Kyverno vs Gatekeeper: Kyverno policies are easier to write for Kubernetes operators already comfortable with YAML patterns. Gatekeeper with Rego is more powerful for complex logic and is the better choice if you already use OPA elsewhere in your stack (e.g., for API authorization).

Webhook TLS and cert-manager

All admission webhooks must serve HTTPS. The API server validates the webhook's certificate against the caBundle specified in the webhook configuration. Managing this TLS lifecycle manually is error-prone — use cert-manager to automate it.

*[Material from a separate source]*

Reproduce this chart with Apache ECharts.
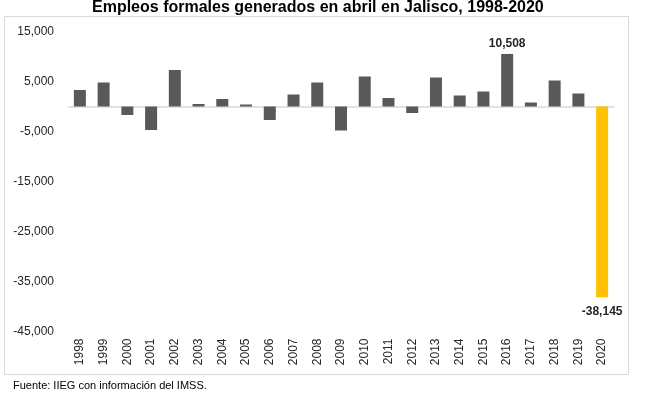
<!DOCTYPE html>
<html><head><meta charset="utf-8">
<script src="https://cdn.jsdelivr.net/npm/echarts@6/dist/echarts.min.js"></script>
<style>html,body{margin:0;padding:0;background:#fff}#c{width:657px;height:396px}</style>
</head><body><div id="c"></div>
<script>
const years = ['1998','1999','2000','2001','2002','2003','2004','2005','2006','2007','2008','2009','2010','2011','2012','2013','2014','2015','2016','2017','2018','2019','2020'];
const empleos = [3300, 4800, -1700, -4700, 7300, 500, 1500, 400, -2700, 2400, 4800, -4800, 6000, 1700, -1300, 5800, 2200, 3000, 10508, 800, 5200, 2600, -38145];
const labeledYears = ['2016', '2020'];
const yTicks = [15000, 5000, -5000, -15000, -25000, -35000, -45000];

const FONT = 'Liberation Sans, Arial, sans-serif';
const fmt = v => v.toLocaleString('en-US');

const barData = empleos.map((v, i) => {
  const item = { value: v, itemStyle: { color: years[i] === '2020' ? '#FFC000' : '#595959' } };
  if (labeledYears.includes(years[i])) {
    item.label = {
      show: true,
      position: v >= 0 ? 'top' : 'bottom',
      distance: v >= 0 ? 4 : 8,
      formatter: p => fmt(p.value),
      fontFamily: FONT, fontSize: 12, fontWeight: 'bold', color: '#262626'
    };
  }
  return item;
});

const chart = echarts.init(document.getElementById('c'), null, { renderer: 'canvas' });
chart.setOption({
  animation: false,
  title: {
    text: 'Empleos formales generados en abril en Jalisco, 1998-2020',
    left: 92, top: 0, padding: 0,
    textStyle: { fontFamily: FONT, fontSize: 16, fontWeight: 'bold', color: '#000' }
  },
  graphic: [
    { type: 'rect', shape: { x: 4.5, y: 16.5, width: 624, height: 358 }, style: { fill: 'none', stroke: '#d9d9d9', lineWidth: 1 }, z: -1 },
    { type: 'text', left: 13, top: 380, style: { text: 'Fuente: IIEG con información del IMSS.', fontFamily: FONT, fontSize: 11, fill: '#000' } }
  ],
  grid: { left: 68, right: 43, top: 31.5, bottom: 64.5, containLabel: false },
  xAxis: [
    {
      type: 'category', data: years,
      axisLine: { onZero: true, lineStyle: { color: '#d9d9d9', width: 1.5 } },
      axisTick: { show: false }, axisLabel: { show: false }
    },
    {
      type: 'category', data: years, position: 'bottom', offset: 0,
      axisLine: { show: false, onZero: false }, axisTick: { show: false },
      axisLabel: { rotate: 90, margin: 7, fontFamily: FONT, fontSize: 12, color: '#262626', interval: 0 }
    }
  ],
  yAxis: {
    type: 'value', min: -45000, max: 15000, interval: 5000,
    axisLine: { show: false }, axisTick: { show: false }, splitLine: { show: false },
    axisLabel: {
      margin: 14, fontFamily: FONT, fontSize: 12, color: '#262626',
      formatter: v => yTicks.includes(v) ? fmt(v) : ''
    }
  },
  series: [{
    type: 'bar', xAxisIndex: 0, data: barData, barWidth: 12
  }]
});
</script></body></html>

# cert-manager Certificate for the webhook server
apiVersion: cert-manager.io/v1
kind: Certificate
metadata:
  name: webhook-tls
  namespace: webhook-system
spec:
  secretName: webhook-tls-secret
  dnsNames:
    - policy-webhook-svc.webhook-system.svc
    - policy-webhook-svc.webhook-system.svc.cluster.local
  issuerRef:
    name: cluster-ca-issuer
    kind: ClusterIssuer

# Inject the CA bundle automatically using cert-manager annotation
# Add this annotation to the WebhookConfiguration:
# cert-manager.io/inject-ca-from: webhook-system/webhook-tls
# cert-manager will patch the caBundle field automatically when the cert is issued

Production Considerations

High availability — run at least 2 webhook replicas with a PodDisruptionBudget. A single-replica webhook that crashes blocks all pod creation in affected namespaces.
Timeout — set timeoutSeconds: 5. The API server default is 10 seconds but short timeouts prevent slow webhooks from causing API latency cascades.
Exclude system namespaces — always add a namespaceSelector that excludes kube-system and kube-public. A webhook failure that blocks system pod creation can take down the entire cluster.
Dry-run mode — test new policies in audit/warn mode (Gatekeeper's dryrun or Kyverno's Audit) before switching to enforce. This shows violations without blocking workloads.
Monitor webhook latency — expose Prometheus metrics from your webhook server and alert if p99 latency exceeds 3 seconds. Add the apiserver_admission_webhook_admission_duration_seconds metric from the API server as well.